Consider the function $$\phi (x) = \frac{1}{2 \pi i x} \{\text{exp}(2 \pi i x-1)$$
I know that the Fourier transform is \begin{align}\hat{\phi}(\omega) = \begin{cases} \frac{1}{2 \pi}, \ \ \ 0 \leq \omega <2\pi\\\ 0, \ \ \ \text{otherwise}\end{cases} \end{align}
Why $\hat{\phi}(\omega)$ is called one sided Fourier transform?
On
I think there are perhaps some problems with both the original question and previously accepted answer.
Note that
$$\int\limits_0^{2\pi}\frac{1}{2\pi}e^{i x \omega}\,d\omega=\frac{e^{2 \pi i x}-1}{2 \pi i x}\tag{1}$$
so I believe $\phi(x)$ should be defined as
$$\phi(x)=\frac{e^{2 \pi i x}-1}{2 \pi i x}\tag{2}$$
where the $-1$ is external to the exponentiation operation.
Also note that
$$\mathcal{F}_x[\phi (x)](\omega )=\frac{1}{2\pi}\int\limits_{-\infty}^{\infty} \phi(x)\,e^{-i w x}\,dx=\frac{\text{sgn}(2\pi-\omega)+\text{sgn}(\omega)}{4\pi}=\left\{\begin{array}{cc} \frac{1}{2 \pi } & 0<\omega <2 \pi \\ \frac{1}{4 \pi } & \omega =0\lor \omega =2 \pi \\ 0 & \text{Otherwise} \end{array}\right.\tag{3}$$
and
$$\mathcal{F}_{\omega}^{-1}\left[\frac{\text{sgn}(2 \pi -\omega)+\text{sgn}(\omega)}{4 \pi }\right](x)=\int\limits_{-\infty}^{\infty}\frac{(\text{sgn}(2 \pi-\omega)+\text{sgn}(\omega))}{4 \pi } e^{i x \omega}\,d\omega =\frac{e^{2 \pi i x}-1}{2 \pi i x}=\phi(x)\tag{4}$$
so it appears the Fourier transform of $\phi(x)$ is not one-sided as defined in the previously accepted answer and associated comments.

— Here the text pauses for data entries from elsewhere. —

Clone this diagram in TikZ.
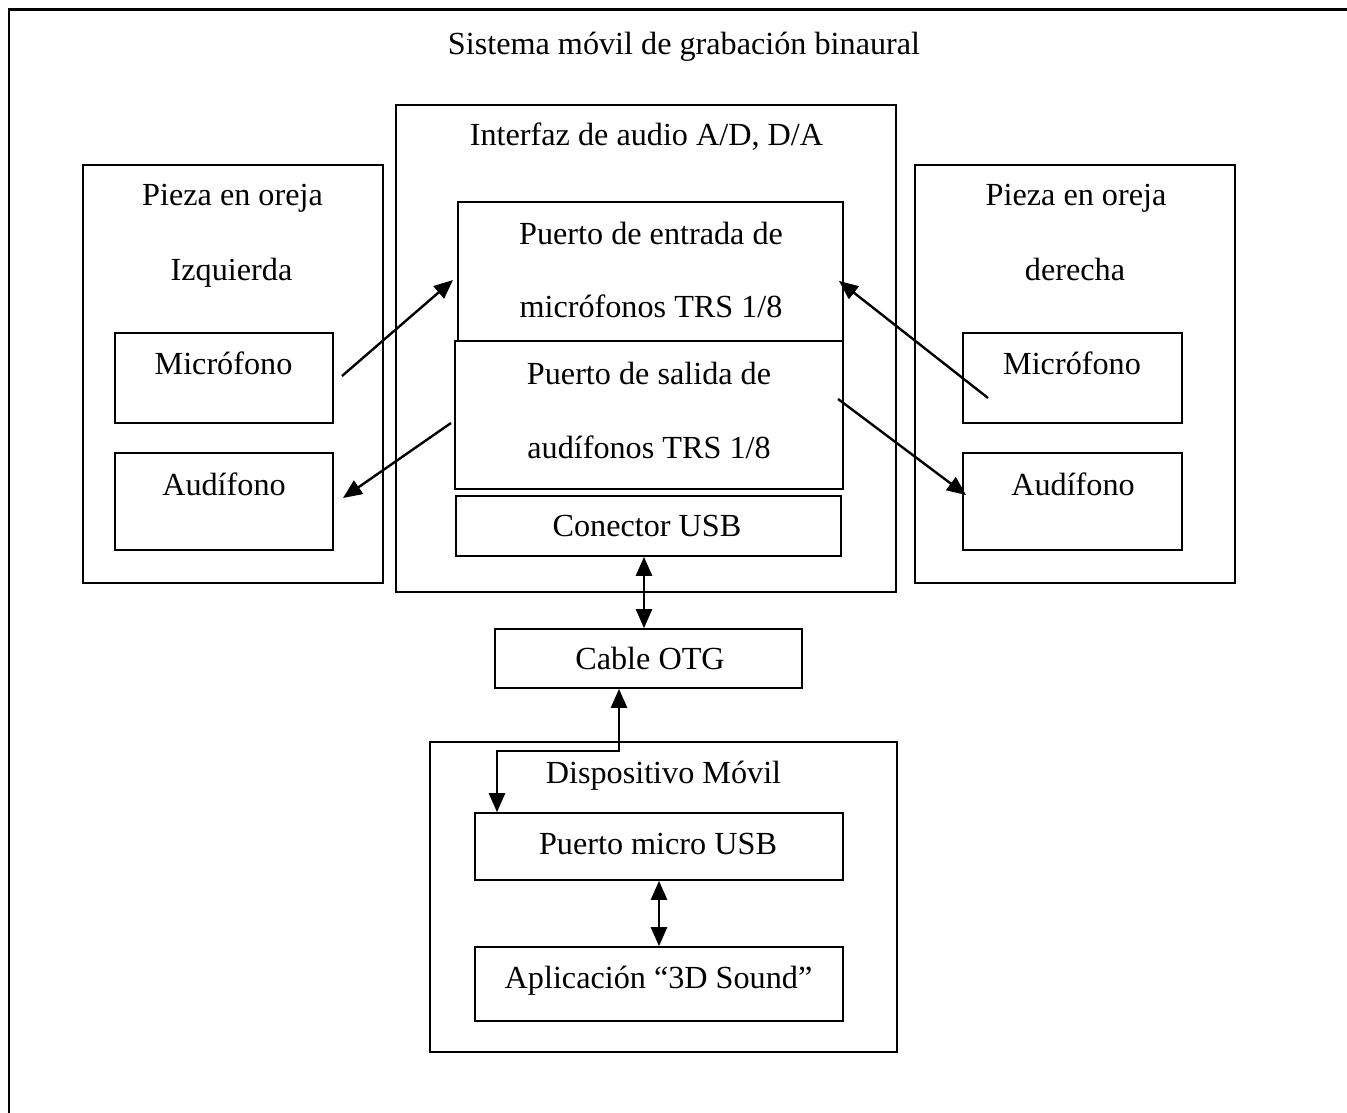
\documentclass[tikz,border=0pt]{standalone}
\usepackage{fontspec}
\setmainfont{Liberation Serif}
\usetikzlibrary{fit,arrows.meta}
\begin{document}
\begin{tikzpicture}[x=0.5pt,y=-0.5pt,
  box/.style={draw,line width=0.8pt,inner sep=0pt},
  label/.style={anchor=base,inner sep=0pt,font=\fontsize{16.1pt}{19pt}\selectfont},
  tip/.tip={Triangle[length=9.5pt,width=8pt]},
  link/.style={line width=1.2pt,-tip},
  dlink/.style={line width=1.2pt,tip-tip}]
\useasboundingbox (0,0) rectangle (1347,1112);

% outer frame (continues past the page on the right and bottom)
\node[draw,line width=1.2pt,inner sep=0pt,fit={(9,9.5) (1380,1140)}] (frame) {};
\node[label] (title) at (684,55) {Sistema móvil de grabación binaural};

% left ear piece
\node[box,fit={(83,165) (383,583)}] (lpiece) {};
\node[label] (lpt1) at (232.5,206) {Pieza en oreja};
\node[label] (lpt2) at (231.5,281) {Izquierda};
\node[box,fit={(115,333) (333,423)}] (lmic) {};
\node[label] (lmict) at (223.5,374) {Micrófono};
\node[box,fit={(115,453) (333,550)}] (lphone) {};
\node[label] (lphonet) at (224,495) {Audífono};

% right ear piece
\node[box,fit={(915,165) (1235,583)}] (rpiece) {};
\node[label] (rpt1) at (1076,206) {Pieza en oreja};
\node[label] (rpt2) at (1075,281) {derecha};
\node[box,fit={(963,333) (1182,423)}] (rmic) {};
\node[label] (rmict) at (1072,374) {Micrófono};
\node[box,fit={(963,453) (1182,550)}] (rphone) {};
\node[label] (rphonet) at (1073,495) {Audífono};

% audio interface
\node[box,fit={(396,105) (896,592)}] (iface) {};
\node[label] (ifacet) at (646.5,146) {Interfaz de audio A/D, D/A};
\node[box,fit={(458,202) (843,341)}] (inport) {};
\node[label] (inport1) at (651,245) {Puerto de entrada de};
\node[label] (inport2) at (651,318) {micrófonos TRS 1/8};
\node[box,fit={(455,341) (843,489)}] (outport) {};
\node[label] (outport1) at (649,384) {Puerto de salida de};
\node[label] (outport2) at (649,458) {audífonos TRS 1/8};
\node[box,fit={(456,496) (841,556)}] (usb) {};
\node[label] (usbt) at (647,536) {Conector USB};

% OTG cable
\node[box,fit={(495,629) (802,688)}] (otg) {};
\node[label] (otgt) at (650,669) {Cable OTG};

% mobile device
\node[box,fit={(430,742) (897,1052)}] (mobile) {};
\node[label] (mobilet) at (663.5,783) {Dispositivo Móvil};
\node[box,fit={(475,813) (843,880)}] (micro) {};
\node[label] (microt) at (658,854) {Puerto micro USB};
\node[box,fit={(475,947) (843,1021)}] (app) {};
\node[label] (appt) at (658.5,988) {Aplicación “3D Sound”};

% signal paths
\coordinate (lmicA) at (342,376);   \coordinate (lmicB) at (453,280);
\coordinate (lphA) at (451,423);    \coordinate (lphB) at (343,498);
\coordinate (rmicA) at (988,398);   \coordinate (rmicB) at (839,281);
\coordinate (rphA) at (838,399);    \coordinate (rphB) at (966,495);
\draw[link] (lmicA) -- (lmicB);
\draw[link] (lphA) -- (lphB);
\draw[link] (rmicA) -- (rmicB);
\draw[link] (rphA) -- (rphB);

\draw[dlink] (usb.south -| 644,0) -- (otg.north -| 644,0);
\draw[dlink] (otg.south -| 619,0) -- (619,751) -- (497,751) -- (micro.north -| 497,0);
\draw[dlink] (micro.south -| 659,0) -- (app.north -| 659,0);
\end{tikzpicture}
\end{document}
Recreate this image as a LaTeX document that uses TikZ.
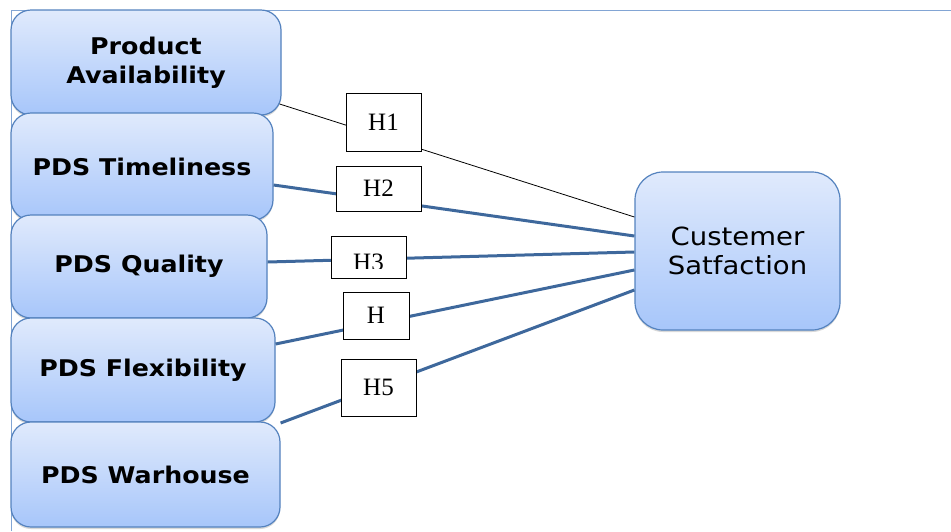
\documentclass[tikz,border=0pt]{standalone}
\usepackage{fontspec}
\setsansfont[FakeStretch=1.1]{DejaVu Sans}
\setmainfont{Liberation Serif}
\usetikzlibrary{calc,shadows}
\definecolor{boxtop}{RGB}{224,234,252}
\definecolor{boxbot}{RGB}{167,198,250}
\definecolor{boxedge}{RGB}{84,130,190}
\definecolor{linkblue}{RGB}{62,104,156}
\definecolor{frameblue}{RGB}{130,165,212}

\tikzset{
  factor/.style={rounded corners=20pt, draw=boxedge, line width=1.2pt,
    top color=boxtop, bottom color=boxbot, align=center,
    font=\sffamily\bfseries\fontsize{23}{29}\selectfont,
    drop shadow={opacity=0.3, shadow xshift=0pt, shadow yshift=-2pt}},
  hyp/.style={draw=black, line width=0.8pt, fill=white, inner sep=0pt,
    font=\fontsize{25}{25}\selectfont},
  link/.style={linkblue, line width=3pt}
}

\begin{document}
\begin{tikzpicture}[x=1pt, y=-1pt]
  \useasboundingbox (0,0) rectangle (951,531);

  % Rahmen
  \draw[frameblue, line width=1pt] (11,531) -- (11,10) -- (951,10);

  % Einflussfaktoren
  \node[factor, minimum width=270pt, minimum height=105pt] (pa) at (146,62.5) {Product\\Availability};
  \node[factor, minimum width=262pt, minimum height=107pt] (pt) at (142,166.5) {PDS Timeliness};
  \node[factor, minimum width=256pt, minimum height=103pt] (pq) at (139,266.5) {PDS Quality};
  \node[factor, minimum width=264pt, minimum height=104pt] (pf) at (143,370) {PDS Flexibility};
  \node[factor, minimum width=269pt, minimum height=105pt] (pw) at (145.5,474.5) {PDS Warhouse};

  % Zielgroesse
  \node[factor, minimum width=205pt, minimum height=158pt, rounded corners=28pt,
        font=\sffamily\fontsize{25}{29}\selectfont] (cs) at (737.5,251) {Custemer\\Satfaction};

  % Verbindungen
  \draw[black, line width=0.8pt] ($(pa.east)+(-2,41.5)$) -- ($(cs.west)+(0,-34)$);
  \draw[link] ($(pt.east)+(0,18.5)$) -- ($(cs.west)+(0,-15)$);
  \draw[link] ($(pq.east)+(0,-4.5)$) -- ($(cs.west)+(0,1)$);
  \draw[link] ($(pf.east)+(0,-26)$) -- ($(cs.west)+(0,19)$);
  \draw[link] ($(pw.east)+(0,-51.5)$) -- ($(cs.west)+(0,39)$);

  % Hypothesen
  \node[hyp, minimum width=75pt, minimum height=58pt] (h1) at (383.5,122) {H1};
  \node[hyp, minimum width=85pt, minimum height=45pt, text depth=-4pt] (h2) at (378.5,188.5) {H2};
  \node[hyp, minimum width=75pt, minimum height=42pt] (h3) at (368.5,257) {};
  \begin{scope}
    \clip (331,236) rectangle (406,268);
    \node[font=\fontsize{25}{25}\selectfont, inner sep=0pt] (h3t) at (368.5,262) {H3};
  \end{scope}
  \node[hyp, minimum width=66pt, minimum height=47pt] (h4) at (376,315.5) {H};
  \node[hyp, minimum width=75pt, minimum height=57pt] (h5) at (378.5,387.5) {H5};
\end{tikzpicture}
\end{document}
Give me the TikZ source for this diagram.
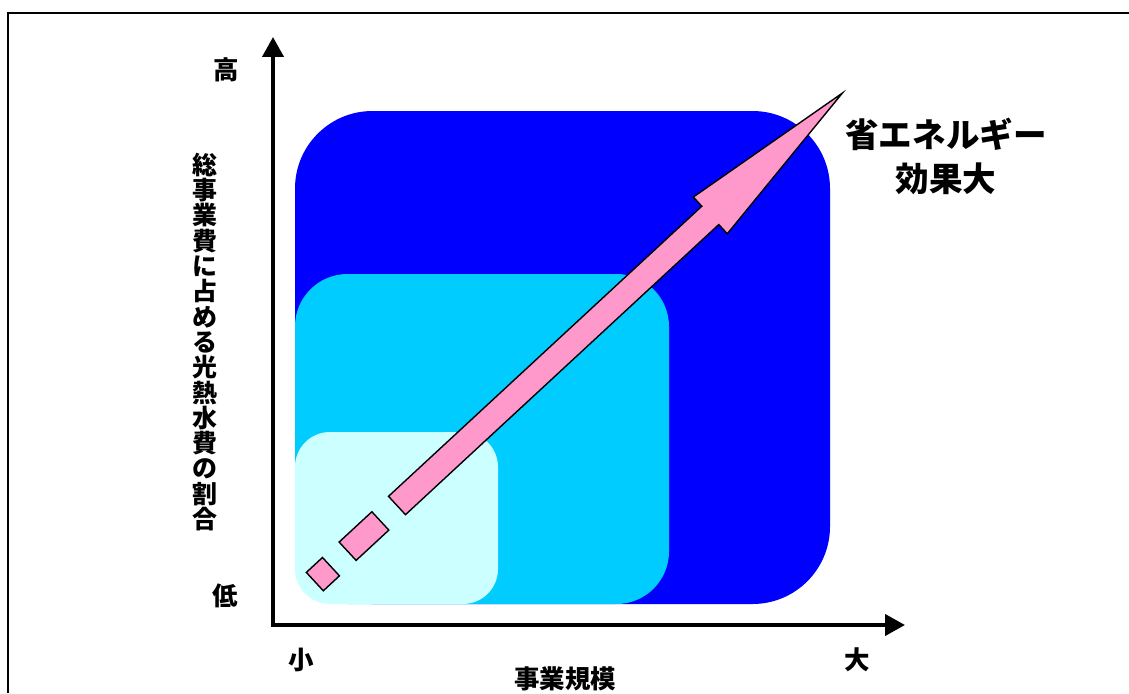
\documentclass[tikz,border=0pt]{standalone}
\usepackage{fontspec}
\newfontfamily\jpfont{Noto Sans CJK JP}
\usetikzlibrary{arrows.meta}
\definecolor{areablue}{RGB}{0,0,255}
\definecolor{areacyan}{RGB}{0,204,255}
\definecolor{arealight}{RGB}{204,255,255}
\definecolor{arrowpink}{RGB}{255,153,204}

\begin{document}
\begin{tikzpicture}[
    x=0.02cm, y=-0.02cm,
    frame/.style={line width=1.7pt, black},
    axis/.style={line width=2.3pt, line join=miter,
                {Triangle[length=0.4cm, width=0.42cm]}-{Triangle[length=0.4cm, width=0.42cm]}},
    pinkarrow/.style={fill=arrowpink, draw=black, line width=0.8pt, line join=miter},
    lbl/.style={font=\jpfont\bfseries\fontsize{14.5pt}{15pt}\selectfont, inner sep=0pt},
    vlbl/.style={font=\jpfont\bfseries\fontsize{14.2pt}{14.4pt}\selectfont, inner sep=0pt, align=center},
    title/.style={font=\jpfont\bfseries\fontsize{19.1pt}{25pt}\selectfont, inner sep=0pt, align=center}
]
\useasboundingbox (0,0) rectangle (1129,693);

% Outer frame (open to the right and bottom)
\draw[frame] (8,693) -- (8,13) -- (1129,13);

% Scale areas
\fill[areablue, rounded corners=1.55cm] (295,111) rectangle (830,604);
\fill[areacyan, rounded corners=1.05cm] (295,274) rectangle (669,604);
\fill[arealight, rounded corners=0.7cm] (295,432) rectangle (498,604);

% Axes
\coordinate (origin) at (273,625);
\coordinate (ytop) at (273,37);
\coordinate (xend) at (905,625);
\draw[axis] (ytop) -- (origin) -- (xend);

% Rising arrow
\begin{scope}[shift={(397,505.5)}, rotate=42.8]
  \draw[pinkarrow] (-112,-12.5) rectangle (-90,12.5);
  \draw[pinkarrow] (-67.3,-12.5) rectangle (-22.7,12.5);
  \draw[pinkarrow] (0,-12.5) -- (427,-12.5) -- (427,-25) -- (607,0)
                   -- (427,25) -- (427,12.5) -- (0,12.5) -- cycle;
\end{scope}

% Axis labels
\node[lbl] (high) at (226,70) {高};
\node[lbl] (low) at (225,596) {低};
\node[lbl] (small) at (301,660) {小};
\node[lbl] (large) at (857,660) {大};
\node[lbl] (xlabel) at (565,679) {事業規模};
\node[vlbl] (ylabel) at (205,342) {総\\事\\業\\費\\に\\占\\め\\る\\光\\熱\\水\\費\\の\\割\\合};

\node[title] (effect) at (946,156) {省エネルギー\\効果大};

\end{tikzpicture}
\end{document}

Because the typical kind of the Fourier transform is: $$ \begin{align}f(\omega)=\int_{-\infty}^\infty e^{i \omega t}f(t) dt\end{align}. $$ For your concrete case (one sided Fourier transform) is: $$ \begin{align}f(\omega)=\int_{0}^\infty e^{i \omega t}f(t) dt\end{align}. $$